Maybe the marketing is that good, but more likely is that the MINI’s charms became ever more apparent as time went on, and while it’s maybe not the perfect small hatchback, it has qualities that are less measurable than a giant boot and a pillow-soft ride.
There are plenty of dull cars out there that will do all the boring stuff without complaint, which is exactly what the MINI did too. But the MINI would also make you turn around and take a look at it when parking up, especially when it was clean and its glossy black alloys and deep green paint really shone.
Climbing behind the wheel was always a pleasure too. Yes, the space in the front wasn’t exceptional - more than enough legroom for very tall folk, but headroom and elbow room were less generous. Never enough to be a problem though, and the size of the windscreen and the upright dash gave the interior a snug feeling, helped by the comfortable sports seats with their heating turned up to the maximum.
A routine schlep across the country kicking off in the early hours was never a pleasant start to the day, but with the cabin warmed in a few minutes, the excellent audio system delivering the right tunes and the three-cylinder engine always quick to respond, the Resolute certainly took the sting out of it for a car of this size.
Grumbles were rare too.
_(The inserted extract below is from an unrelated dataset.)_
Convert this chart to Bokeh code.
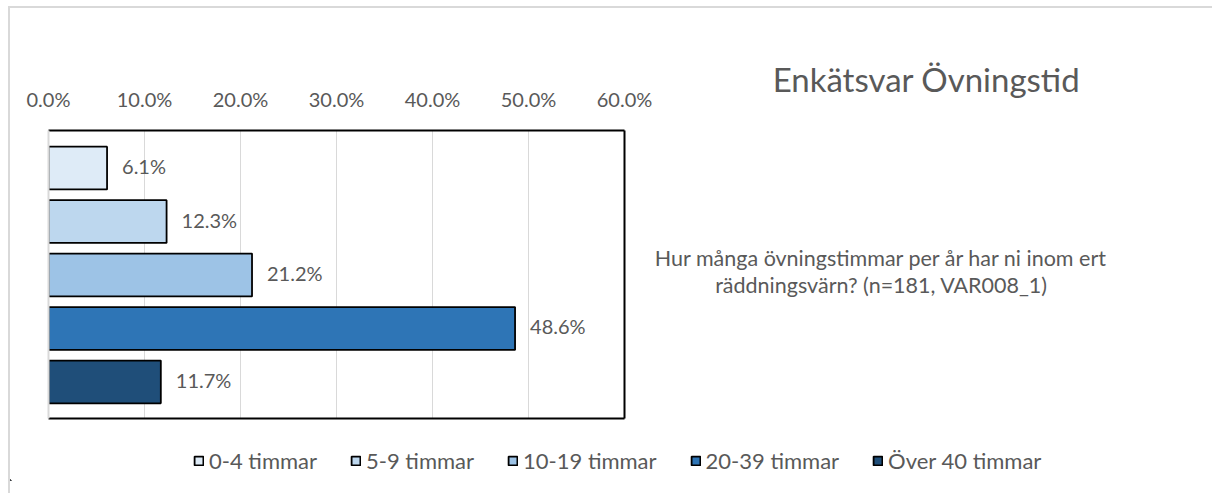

We never quite got to the bottom of the occasional miscommunication between iPhone and Apple CarPlay, but after deleting the phone in question and reconnecting it to the system it seemed to go away.
For the vast majority of the time the ride quality was good too. Firmly controlled, but not harsh, unless you slapped into a significant hole or hit a speed bump a little too speedily, although not many cars on 18-inch wheels and surprisingly high-spec Pirelli P Zeros would have dealt with such matters. Some blame needs to rest with the driver here.
The fizzy turbocharged petrol motor was always a great companion too, even if the occasional stop/start rumble reminded you of just how few cylinders were sat ahead of you.
The automatic gearbox also suited it perfectly - at no point was the loss of a clutch or gearlever lost, and on the few occasions when manual shifting was preferable, using the central stick was easy and intuitive. Paddles really aren’t necessary, and slipping the lever sideways into the Sport setting usually provided enough extra urgency when needed.
And of course it would dive into a twisty section of road with gusto, feeling enthusiastic but never hyperactive or edgy. It would even flick its rear end around if you were really determined, although probably not an activity for the school run.
Put simply, if the MINI Cooper has the right number of doors and enough boot for your needs, then you get the charming looks, cosy interior and general sense of character as a bonus. There’s a new MINI on its way, and while it’ll likely improve on this generation in several areas, it’ll be hard pressed to retain the same sense of fun that this one did.